GREENWICH, Conn. Richard M. Ruzika of Greenwich died Monday, May 7, following a stroke on April 22, days after having knee surgery. He was 53.
Ruzika worked at Goldman Sachs for almost 30 years, retiring in April of 2011 as head of the global special situations groups.
He was born April 16, 1959, in Brooklyn, N.Y., to Frank and Miriam Ruzika. He studied at West Hempstead High School and Columbia University, graduating in 1981 with a bachelor's degree in economics. Following college, Ruzika briefly played for the Dallas Cowboys football team.
He joined Goldman Sachs in 1981 as a silver and gold trader on the floor of COMEX. Three year later, he moved to the floor of NYMEX, where he was a member of the board for nine years.
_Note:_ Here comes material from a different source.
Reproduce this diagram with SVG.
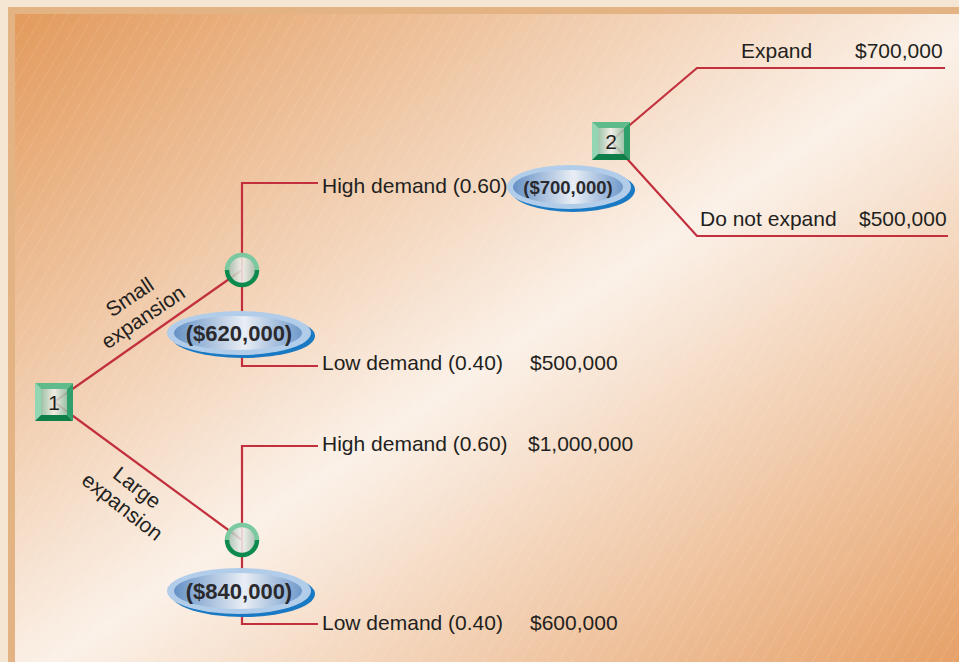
<svg xmlns="http://www.w3.org/2000/svg" width="959" height="662" viewBox="0 0 959 662">
<style>
.t{font-family:"Liberation Sans",Arial,sans-serif;font-size:21px;fill:#231f20}
.v{font-family:"Liberation Sans",Arial,sans-serif;font-size:22px;font-weight:bold;fill:#2a2a2e;text-anchor:middle}
.ln{stroke:#c2303e;stroke-width:2.2;fill:none}
</style>
<defs>
<linearGradient id="bg" x1="0" y1="0" x2="1" y2="1">
<stop offset="0" stop-color="#e39a5c"/>
<stop offset="0.52" stop-color="#fbf1e8"/>
<stop offset="1" stop-color="#e6a168"/>
</linearGradient>
<pattern id="hatch" patternUnits="userSpaceOnUse" width="11" height="11" patternTransform="rotate(30)">
<line x1="0" y1="0" x2="0" y2="11" stroke="#ffffff" stroke-width="1" stroke-opacity="0.28" stroke-dasharray="2 1"/>
</pattern>
<linearGradient id="face" x1="0" y1="0" x2="1" y2="0">
<stop offset="0" stop-color="#8fbfa6"/>
<stop offset="0.5" stop-color="#f0f0ea"/>
<stop offset="1" stop-color="#8fbfa6"/>
</linearGradient>
<linearGradient id="cface" x1="0" y1="0" x2="1" y2="0">
<stop offset="0" stop-color="#9ab7a8"/>
<stop offset="0.5" stop-color="#f2f2ee"/>
<stop offset="1" stop-color="#9ab7a8"/>
</linearGradient>
<linearGradient id="eface" x1="0" y1="0" x2="1" y2="0">
<stop offset="0" stop-color="#5f8cc2"/>
<stop offset="0.55" stop-color="#eef1f6"/>
<stop offset="1" stop-color="#6a95c8"/>
</linearGradient>
<g id="sq">
<polygon points="-19,-19 19,-19 13,-13 -13,-13" fill="#5fbb8c"/>
<polygon points="-19,-19 -13,-13 -13,13 -19,19" fill="#93d6b4"/>
<polygon points="19,-19 19,19 13,13 13,-13" fill="#2f9f6b"/>
<polygon points="-19,19 19,19 13,13 -13,13" fill="#0e7f49"/>
<rect x="-13" y="-13" width="26" height="26" fill="url(#face)" fill-opacity="0.85"/>
</g>
<g id="cir">
<circle r="15" fill="url(#cface)" fill-opacity="0.85"/>
<path d="M -15 0 A 15 15 0 0 1 15 0" fill="none" stroke="#7cc9a1" stroke-width="4.5"/>
<path d="M -15 0 A 15 15 0 0 0 15 0" fill="none" stroke="#0d8a4e" stroke-width="4.5"/>
</g>
</defs>

<rect x="0" y="0" width="959" height="662" fill="#f5e6d3"/>
<rect x="8" y="7" width="951" height="655" fill="#e4b384"/>
<rect x="15" y="14" width="944" height="648" fill="url(#bg)"/>
<rect x="15" y="14" width="944" height="648" fill="url(#hatch)"/>

<g id="connectors">
<line class="ln" x1="54" y1="402" x2="242" y2="270"/>
<line class="ln" x1="54" y1="402" x2="242" y2="540"/>
<polyline class="ln" points="318,183 242,183 242,366 318,366"/>
<polyline class="ln" points="318,446 242,446 242,624 318,624"/>
<polyline class="ln" points="945,68 697,68 611,141 697,236 948,236"/>
</g>

<g id="ev620">
<ellipse cx="243" cy="336" rx="72" ry="22" fill="#1a79c3"/>
<ellipse cx="239" cy="333" rx="72" ry="22" fill="#b2cdea"/>
<ellipse cx="238" cy="333" rx="64" ry="17" fill="url(#eface)" fill-opacity="0.92"/>
<text class="v" x="239" y="341">($620,000)</text>
</g>
<g id="ev840">
<ellipse cx="243" cy="594" rx="72" ry="23" fill="#1a79c3"/>
<ellipse cx="239" cy="591" rx="72" ry="23" fill="#b2cdea"/>
<ellipse cx="238" cy="591" rx="64" ry="18" fill="url(#eface)" fill-opacity="0.92"/>
<text class="v" x="239" y="599">($840,000)</text>
</g>
<g id="ev700">
<ellipse cx="573" cy="190" rx="62" ry="22" fill="#1a79c3"/>
<ellipse cx="569" cy="187" rx="62" ry="22" fill="#b2cdea"/>
<ellipse cx="568" cy="187" rx="55" ry="17" fill="url(#eface)" fill-opacity="0.92"/>
<text class="v" x="568" y="194" style="font-size:18.5px">($700,000)</text>
</g>

<g id="node1">
<use href="#sq" x="54" y="402"/>
<text class="t" x="54" y="410" text-anchor="middle">1</text>
</g>
<g id="node2">
<use href="#sq" x="611" y="141"/>
<text class="t" x="611" y="149" text-anchor="middle">2</text>
</g>
<g id="chance1"><use href="#cir" x="242" y="270"/></g>
<g id="chance2"><use href="#cir" x="242" y="540"/></g>

<g id="labels">
<g transform="translate(137,308) rotate(-34)">
<text class="t" x="0" y="-6" text-anchor="middle">Small</text>
<text class="t" x="0" y="18" text-anchor="middle">expansion</text>
</g>
<g transform="translate(129,498) rotate(38)">
<text class="t" x="0" y="-6" text-anchor="middle">Large</text>
<text class="t" x="0" y="18" text-anchor="middle">expansion</text>
</g>
<text class="t" x="741" y="58">Expand</text>
<text class="t" x="855" y="58">$700,000</text>
<text class="t" x="700" y="226">Do not expand</text>
<text class="t" x="859" y="226">$500,000</text>
<text class="t" x="322" y="193">High demand (0.60)</text>
<text class="t" x="322" y="370">Low demand (0.40)</text>
<text class="t" x="530" y="370">$500,000</text>
<text class="t" x="322" y="451">High demand (0.60)</text>
<text class="t" x="528" y="451">$1,000,000</text>
<text class="t" x="322" y="630">Low demand (0.40)</text>
<text class="t" x="530" y="630">$600,000</text>
</g>
</svg>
Ruzika moved to the firm's trading floor in 1990, becoming head of natural gas trading in 1996. That year, he was named managing director, and in 1998, he became a partner.
He relocated to Baltimore in 1998 as one of the founding members of Goldman Sachs's electricity business. He was named head of commodities in 2000, when he developed AssetCo.
Ruzika was later appointed co-head of global macro trading and then co-head of the global special situations group, from which he retired as head in 2011. At the time of his retirement, he was a member of the management committee, securities division executive committee and the risk committee.
Following retirement from Goldman Sachs, Ruzika was planning to start a hedge fund. In 1983, he married Ruthanne Millnamow, a childhood friend he began dating as a teenager.
In addition to his wife, survivors are a son, Craig; and a daughter, Caitlin. He was predeceased by his parents, Frank and Miriam; and two brothers, Keith and Frank.
A wake will be held from 5 to 9 p.m. Thursday at Leo P. Gallagher and Son Funeral Home in Greenwich. A Mass will be celebrated at 10 a.m. on Friday at St. Catherine of Siena Roman Catholic Church in Riverside.
In lieu of flowers, memorial contributions may be made to Patient Airlift Services , 120 Adams Blvd., Farmingdale, NY 11735.